Washington, DC - A sixty-day review of Department of Interior land exchanges has bogged down amid charges of agency "manipulation" and obstruction. According to documents released today by the Western Land Exchange Project (WLXP) and Public Employees for Environmental Responsibility (PEER):
An official suspected of abusing her authority remains in charge of reviewing land exchanges for the Bureau of Land Management (BLM)-even after the U.S. Office of Special Counsel (OSC) asked the Interior Department to look into her culpability in negotiating a Utah land exchange that would have cost taxpayers an estimated $100 million;
The Appraisal Foundation reported to a member of Congress that BLM appraisal staff had been ordered to avoid putting their findings into writing so that memos pointing to the inequity of the Utah trade would not be "auditable." The Foundation also found that key agency files were missing; and
In a national meeting of BLM appraisers, participants described "manipulation" and a "cover-up" by top officials to skew land exchanges to the detriment of taxpayers.
"Officials at the very top of the Interior Department are sanctioning corrupt land deals and keeping wrongdoers in positions of authority," said WLXP director Janine Blaeloch.
On September 30, the OSC ordered the Secretary of Interior to review allegations by BLM appraiser, Kent Wilkinson, and report findings within 60 days.

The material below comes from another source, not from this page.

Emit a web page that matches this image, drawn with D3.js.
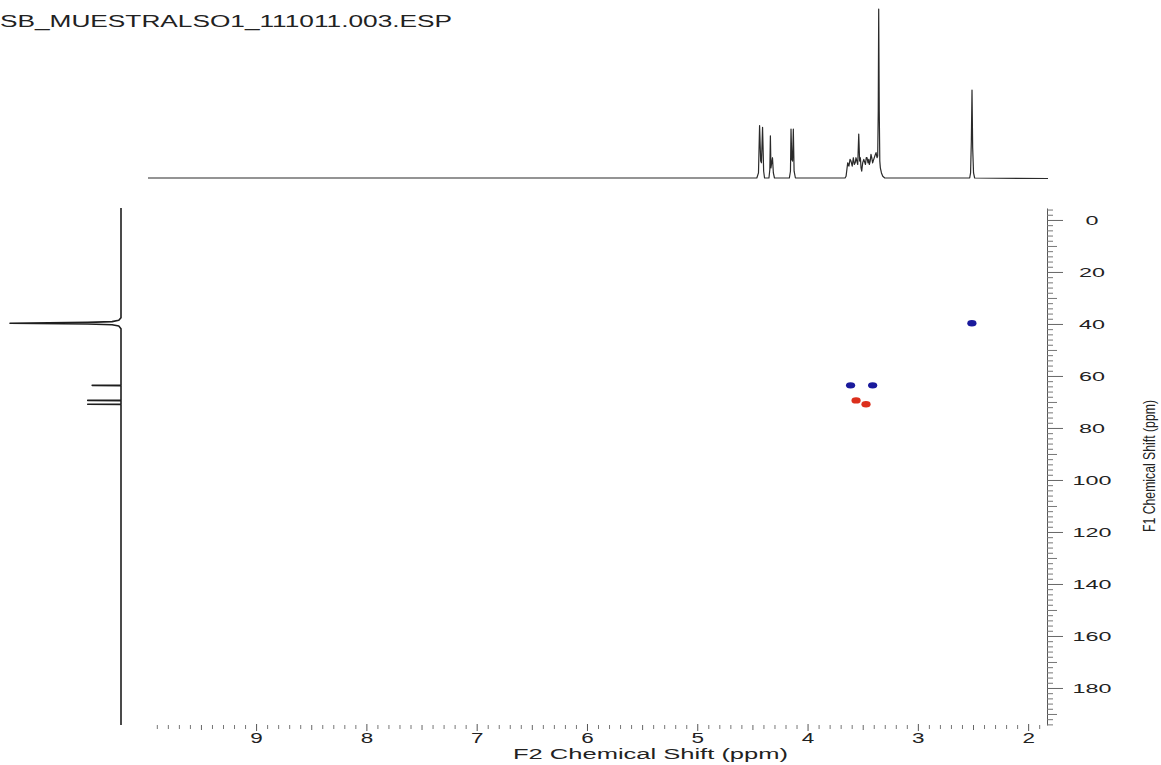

As that deadline approached, OSC extended it by another 60 days.
In mid-October, the Appraisal Foundation released a devastating report about BLM land exchange practices, calling for a Department of Justice investigation and removal of the appraisal function into a separate entity. Shortly thereafter, the two top BLM real estate officials transferred out of the agency.
"As in the tribal trust accounts scandal, Interior Secretary Gale Norton is making a bad problem worse by circling the wagons around the bad actors in her office," commented PEER General Counsel Dan Meyer.